Law enforcement agencies in West Virginia recently made history by conducting the largest meth bust the state has ever seen.
The eight-month-long investigation called “Operation Smoke and Mirrors” paired state and federal law enforcement agencies together and led to the arrest of 54 individuals and the seizure of over 200 pounds of methamphetamine — the largest single amount ever seized in state history.
According to a press release by the Department of Justice, the operation was a multi-agency effort that involved more than 250 members of law enforcement who obtained over 50 search warrants throughout the course of the investigation.
“We don’t know the exact poundage yet. But, it is the largest methamphetamine seizure in West Virginia history. It was significantly over 200 pounds,” U.S. Attorney Will Thompson said. “As you know, methamphetamine is a very nasty drug. It is extremely addictive. It is very hard on both the brain and the body. It also leads to violence and is very hard to treat.”
In addition to methamphetamine, investigators also seized 28 pounds of cocaine, 20 pounds of fentanyl, 18 firearms and $747,000 in cash during the drug trafficking operation.
Authorities said the operation effectively dismantled the criminal organization distributing the drugs within the state capital of Charleston.
Thompson also praised members of law enforcement who were involved in the operation.
“The takedown of this drug trafficking organization stopped a record amount of methamphetamine, as well as other dangerous drugs, from reaching our communities and causing harm,” Thompson said in a news release. “This investigation demonstrates that we will use all of our resources, including new and innovative investigative techniques, against those who target our communities with this poison.

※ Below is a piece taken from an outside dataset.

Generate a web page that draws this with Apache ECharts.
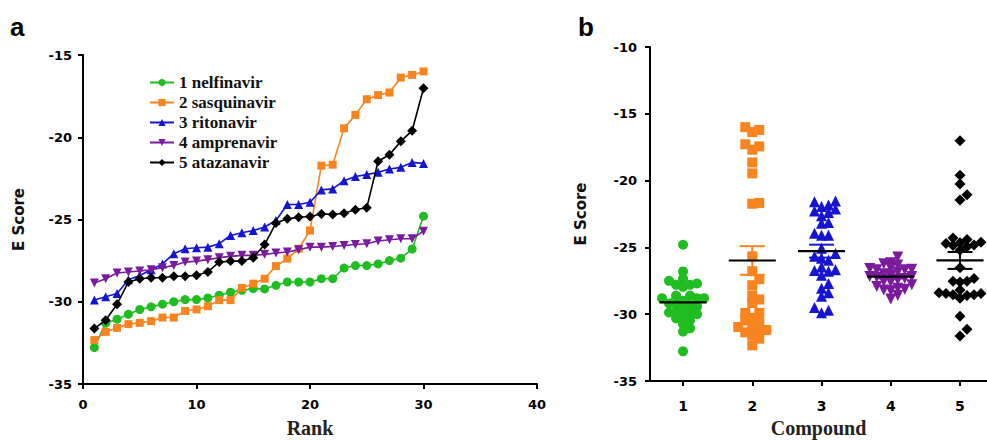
<!DOCTYPE html>
<html><head><meta charset="utf-8">
<script src="https://cdn.jsdelivr.net/npm/echarts@6/dist/echarts.min.js"></script>
<style>html,body{margin:0;padding:0;background:#fff}#c{width:987px;height:440px}</style>
</head><body><div id="c"></div>
<script>
var ranks = [1,2,3,4,5,6,7,8,9,10,11,12,13,14,15,16,17,18,19,20,21,22,23,24,25,26,27,28,29,30];
var seriesNames = ['1 nelfinavir','2 sasquinavir','3 ritonavir','4 amprenavir','5 atazanavir'];
var compounds = [1,2,3,4,5];
var nelfinavir = [-32.78,-31.3,-31.06,-30.76,-30.47,-30.31,-30.15,-30.0,-29.87,-29.87,-29.77,-29.6,-29.42,-29.3,-29.2,-29.22,-29.0,-28.8,-28.8,-28.8,-28.6,-28.6,-27.95,-27.8,-27.8,-27.7,-27.5,-27.35,-26.8,-24.8];
var sasquinavir = [-32.33,-31.83,-31.59,-31.36,-31.28,-31.18,-30.96,-30.96,-30.56,-30.47,-30.27,-29.9,-29.9,-29.16,-28.9,-28.6,-27.83,-27.38,-26.78,-25.67,-21.73,-21.67,-19.46,-18.64,-17.69,-17.44,-17.28,-16.37,-16.21,-16.0];
var ritonavir = [-29.9,-29.7,-29.5,-28.66,-28.4,-28.05,-27.7,-27.08,-26.78,-26.72,-26.68,-26.47,-25.97,-25.81,-25.67,-25.46,-25.06,-24.09,-24.09,-23.95,-23.2,-23.14,-22.64,-22.39,-22.27,-22.13,-21.93,-21.83,-21.53,-21.59];
var amprenavir = [-28.86,-28.6,-28.25,-28.19,-28.13,-28.05,-27.93,-27.79,-27.59,-27.53,-27.44,-27.32,-27.24,-27.18,-27.18,-27.12,-27.04,-26.98,-26.84,-26.68,-26.68,-26.64,-26.58,-26.52,-26.47,-26.31,-26.23,-26.17,-26.17,-25.71];
var atazanavir = [-31.63,-31.12,-30.15,-28.8,-28.6,-28.54,-28.54,-28.45,-28.45,-28.39,-28.19,-27.59,-27.53,-27.53,-27.32,-26.52,-25.22,-24.96,-24.86,-24.82,-24.66,-24.7,-24.62,-24.41,-24.29,-21.46,-21.06,-20.25,-19.6,-17.02];

var allData = [nelfinavir, sasquinavir, ritonavir, amprenavir, atazanavir];
var colors = ['#1fbd1f','#f7841f','#1414d2','#7a1a9c','#000000'];
var invTri = 'path://M0,0 L10,0 L5,9 Z';
var symbols = ['circle','rect','triangle',invTri,'diamond'];
var sizesA = [9,8,9,9,10];
var sizesB = [10,10,11,11,11];

// panel b axis ranges
var bxMin = 0.523, bxMax = 5.39, byMin = -35, byMax = -10;
var bLeft = 650, bRight = 987, bTop = 47, bBottom = 381;
var pxPerX = (bRight - bLeft) / (bxMax - bxMin);
var pxPerY = (bBottom - bTop) / (byMax - byMin);

function swarm(vals, center, diam, maxOff) {
  var sorted = vals.slice().sort(function(a,b){return a-b;});
  var placed = [];
  var out = [];
  sorted.forEach(function(v){
    var best = null;
    for (var k = 0; k < 40; k++) {
      var step = Math.ceil(k/2) * (k % 2 === 1 ? 1 : -1);
      var off = step * diam;
      if (Math.abs(off) > maxOff) continue;
      var ok = true;
      for (var i = 0; i < placed.length; i++) {
        var dx = placed[i][0] - off, dy = (placed[i][1] - v) * pxPerY;
        if (dx*dx + dy*dy < diam*diam) { ok = false; break; }
      }
      if (ok) { best = off; break; }
    }
    if (best === null) best = 0;
    placed.push([best, v]);
    out.push([center + best / pxPerX, v]);
  });
  return out;
}

function meanSem(vals) {
  var n = vals.length, m = 0;
  vals.forEach(function(v){ m += v; }); m /= n;
  var s = 0; vals.forEach(function(v){ s += (v-m)*(v-m); });
  var sd = Math.sqrt(s/(n-1));
  return [m, sd/Math.sqrt(n)];
}

var series = [];
allData.forEach(function(vals, i){
  series.push({
    name: seriesNames[i], type: 'line', xAxisIndex: 0, yAxisIndex: 0,
    data: ranks.map(function(r, j){ return [r, vals[j]]; }),
    symbol: symbols[i], symbolSize: sizesA[i],
    lineStyle: {color: colors[i], width: 1.6},
    itemStyle: {color: colors[i], opacity: 1},
    z: 2 + (i === 4 ? 5 : i)
  });
});
allData.forEach(function(vals, i){
  series.push({
    name: 'b' + (i+1), type: 'scatter', xAxisIndex: 1, yAxisIndex: 1,
    data: swarm(vals, compounds[i], 7, 22),
    symbol: symbols[i], symbolSize: sizesB[i],
    itemStyle: {color: colors[i], opacity: 1}, z: 2
  });
});
var msData = allData.map(function(vals, i){ var ms = meanSem(vals); return [compounds[i], ms[0], ms[1]]; });
series.push({
  name: 'meanSem', type: 'custom', xAxisIndex: 1, yAxisIndex: 1, z: 10,
  data: msData,
  renderItem: function(params, api){
    var c = api.value(0), m = api.value(1), se = api.value(2);
    var col = colors[params.dataIndex];
    var pL = api.coord([c - 0.34, m]), pR = api.coord([c + 0.34, m]);
    var pT = api.coord([c, m + se]), pB = api.coord([c, m - se]);
    var cT1 = api.coord([c - 0.18, m + se]), cT2 = api.coord([c + 0.18, m + se]);
    var cB1 = api.coord([c - 0.18, m - se]), cB2 = api.coord([c + 0.18, m - se]);
    var st = {stroke: col, lineWidth: 2};
    return {type: 'group', children: [
      {type: 'line', shape: {x1: pT[0], y1: pT[1], x2: pB[0], y2: pB[1]}, style: st},
      {type: 'line', shape: {x1: cT1[0], y1: cT1[1], x2: cT2[0], y2: cT2[1]}, style: st},
      {type: 'line', shape: {x1: cB1[0], y1: cB1[1], x2: cB2[0], y2: cB2[1]}, style: st},
      {type: 'line', shape: {x1: pL[0], y1: pL[1], x2: pR[0], y2: pR[1]}, style: {stroke: '#000', lineWidth: 2.2}}
    ]};
  }
});

var axisLine = {show: true, lineStyle: {color: '#000', width: 2}};
var axisTick = {show: true, inside: false, length: 5, lineStyle: {color: '#000', width: 2}};
var lbl = {color: '#000', fontFamily: '"DejaVu Sans", Arial, sans-serif', fontWeight: 'bold', fontSize: 13};
var serifName = {fontFamily: '"Liberation Serif", "Times New Roman", serif', fontWeight: 'bold', fontSize: 20, color: '#222'};
var sansName = {fontFamily: '"DejaVu Sans", Arial, sans-serif', fontWeight: 'bold', fontSize: 15, color: '#111'};

var option = {
  animation: false,
  backgroundColor: '#fff',
  graphic: [
    {type: 'text', left: 10, top: 14, style: {text: 'a', font: 'bold 26px "Liberation Sans", Arial, sans-serif', fill: '#000'}},
    {type: 'text', left: 578, top: 14, style: {text: 'b', font: 'bold 26px "Liberation Sans", Arial, sans-serif', fill: '#000'}}
  ],
  legend: {
    data: seriesNames, orient: 'vertical', left: 144, top: 69,
    itemWidth: 24, itemHeight: 9, itemGap: 3,
    textStyle: {fontFamily: '"Liberation Serif", "Times New Roman", serif', fontWeight: 'bold', fontSize: 17, color: '#111', lineHeight: 17}
  },
  grid: [
    {left: 83, right: 450, top: 55, bottom: 56, containLabel: false, outerBoundsMode: 'none'},
    {left: bLeft, right: 987 - bRight, top: bTop, bottom: 440 - bBottom, containLabel: false, outerBoundsMode: 'none'}
  ],
  xAxis: [
    {type: 'value', gridIndex: 0, min: 0, max: 40, interval: 10, splitLine: {show: false},
     axisLine: axisLine, axisTick: axisTick, axisLabel: Object.assign({}, lbl, {margin: 14}),
     name: 'Rank', nameLocation: 'middle', nameGap: 34, nameTextStyle: serifName},
    {type: 'value', gridIndex: 1, min: bxMin, max: bxMax, splitLine: {show: false},
     axisLine: axisLine,
     axisTick: Object.assign({customValues: compounds}, axisTick),
     axisLabel: Object.assign({}, lbl, {margin: 18, customValues: compounds, fontSize: 14}),
     name: 'Compound', nameLocation: 'middle', nameGap: 36, nameTextStyle: serifName}
  ],
  yAxis: [
    {type: 'value', gridIndex: 0, min: -35, max: -15, interval: 5, splitLine: {show: false},
     axisLine: axisLine, axisTick: axisTick, axisLabel: Object.assign({}, lbl, {margin: 11}),
     name: 'E Score', nameLocation: 'middle', nameGap: 57, nameRotate: 90, nameTextStyle: sansName},
    {type: 'value', gridIndex: 1, min: byMin, max: byMax, interval: 5, splitLine: {show: false},
     axisLine: axisLine, axisTick: axisTick, axisLabel: Object.assign({}, lbl, {margin: 13}),
     name: 'E Score', nameLocation: 'middle', nameGap: 62, nameRotate: 90, nameTextStyle: sansName}
  ],
  series: series
};
var chart = echarts.init(document.getElementById('c'), null, {renderer: 'svg'});
chart.setOption(option);
</script></body></html>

Our law enforcement partners worked tirelessly to dismantle this organization and obtain these indictments, and I commend their outstanding work and dedication.”

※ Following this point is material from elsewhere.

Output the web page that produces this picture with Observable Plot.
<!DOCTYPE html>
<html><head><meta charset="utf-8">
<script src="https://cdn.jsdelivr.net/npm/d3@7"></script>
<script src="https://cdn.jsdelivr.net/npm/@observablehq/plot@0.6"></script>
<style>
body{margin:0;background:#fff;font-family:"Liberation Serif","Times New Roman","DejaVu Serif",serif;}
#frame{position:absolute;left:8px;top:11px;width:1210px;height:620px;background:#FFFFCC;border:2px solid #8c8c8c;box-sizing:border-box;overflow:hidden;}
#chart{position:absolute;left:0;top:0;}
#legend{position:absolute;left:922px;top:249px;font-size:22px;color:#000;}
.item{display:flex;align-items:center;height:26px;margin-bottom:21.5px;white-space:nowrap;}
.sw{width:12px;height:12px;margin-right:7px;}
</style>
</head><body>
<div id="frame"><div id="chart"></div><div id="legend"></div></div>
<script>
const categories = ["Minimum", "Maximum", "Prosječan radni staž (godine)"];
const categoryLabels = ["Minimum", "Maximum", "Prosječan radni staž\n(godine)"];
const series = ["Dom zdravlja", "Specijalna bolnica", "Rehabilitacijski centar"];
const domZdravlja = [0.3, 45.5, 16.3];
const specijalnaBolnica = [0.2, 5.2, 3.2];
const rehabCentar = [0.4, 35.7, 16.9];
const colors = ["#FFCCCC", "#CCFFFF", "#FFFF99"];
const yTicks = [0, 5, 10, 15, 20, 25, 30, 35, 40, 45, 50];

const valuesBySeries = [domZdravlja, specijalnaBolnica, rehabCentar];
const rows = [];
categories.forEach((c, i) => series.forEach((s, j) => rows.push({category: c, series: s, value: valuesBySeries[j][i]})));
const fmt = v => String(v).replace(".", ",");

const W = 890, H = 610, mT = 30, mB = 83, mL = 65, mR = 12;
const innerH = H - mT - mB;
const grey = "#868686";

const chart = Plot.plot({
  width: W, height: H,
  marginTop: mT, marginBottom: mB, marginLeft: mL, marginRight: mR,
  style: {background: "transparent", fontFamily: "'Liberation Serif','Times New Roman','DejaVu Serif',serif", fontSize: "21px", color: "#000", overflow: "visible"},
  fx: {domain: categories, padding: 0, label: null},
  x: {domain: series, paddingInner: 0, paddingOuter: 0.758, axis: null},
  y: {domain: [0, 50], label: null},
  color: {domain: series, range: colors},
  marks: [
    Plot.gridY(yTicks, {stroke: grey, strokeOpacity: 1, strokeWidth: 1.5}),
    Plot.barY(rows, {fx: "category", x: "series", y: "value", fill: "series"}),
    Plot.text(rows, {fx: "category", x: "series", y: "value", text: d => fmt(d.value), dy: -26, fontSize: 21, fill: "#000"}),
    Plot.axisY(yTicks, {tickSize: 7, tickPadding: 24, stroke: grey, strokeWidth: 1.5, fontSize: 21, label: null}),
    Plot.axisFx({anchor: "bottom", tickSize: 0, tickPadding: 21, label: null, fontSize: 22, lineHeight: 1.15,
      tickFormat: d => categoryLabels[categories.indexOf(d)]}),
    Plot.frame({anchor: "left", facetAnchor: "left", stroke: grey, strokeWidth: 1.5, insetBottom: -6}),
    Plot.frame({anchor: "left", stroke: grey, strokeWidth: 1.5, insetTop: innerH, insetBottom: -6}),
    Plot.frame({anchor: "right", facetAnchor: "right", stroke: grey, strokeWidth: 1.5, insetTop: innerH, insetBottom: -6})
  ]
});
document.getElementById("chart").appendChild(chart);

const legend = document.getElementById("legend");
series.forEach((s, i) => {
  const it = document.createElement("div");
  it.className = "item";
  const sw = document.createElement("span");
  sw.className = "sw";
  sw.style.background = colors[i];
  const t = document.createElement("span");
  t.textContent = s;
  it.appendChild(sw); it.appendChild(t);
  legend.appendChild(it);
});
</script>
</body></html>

A federal grand jury ultimately charged 30 individuals involved in the criminal ring, while another 24 individuals were charged in state criminal complaints. The federal indictment charges 14 of the defendants with conspiracy to distribute methamphetamine, 500 grams of the drug or more were attributed to Antonio Lamar Jeffries, Tres Avery Davis, Michael Allen Roberts Jr. and Telisa Rene McCauley.
Karl Lamont Funderburk was charged with having 50 grams or more of the illicit substance.
Alexandria Jasmine Estep, Robert Dewayne Miller, Perry Johnson Jr. and Dashounieque Lashay Wright were charged in a separate, one-count federal indictment for conspiracy to distribute methamphetamine.
Six defendants were also indicted on charges of conspiracy to distribute fentanyl, while another six were indicted on charges of conspiracy to distribute cocaine in the same time period as the methamphetamine distribution.
In addition, eight individuals were previously indicted by the grand jury.
Justin Allen Bowen pleaded guilty to conspiracy to distributing 50 grams or more of methamphetamine in February, and Larry Wayne Legg pleaded guilty to conspiracy to distribute methamphetamine on March 6.
“These arrests are an outstanding example of what federal and local law enforcement can accomplish when we work together to target the individuals who threaten the safety and stability of our neighborhoods. A large amount of illegal and dangerous drugs were stopped from going into our local neighborhood during the course of this investigation,” FBI Pittsburgh Special Agent in Charge Mike Nordwall said.
Nordwall sent a warning to those who may try and fill the vacuum left by the operation.
“For anyone looking to fill the void left by those arrested, I want you to know we are not going anywhere, and the FBI and our law enforcement partners are here to find, arrest and bring to justice those who terrorize our community with violence and drugs,” he said.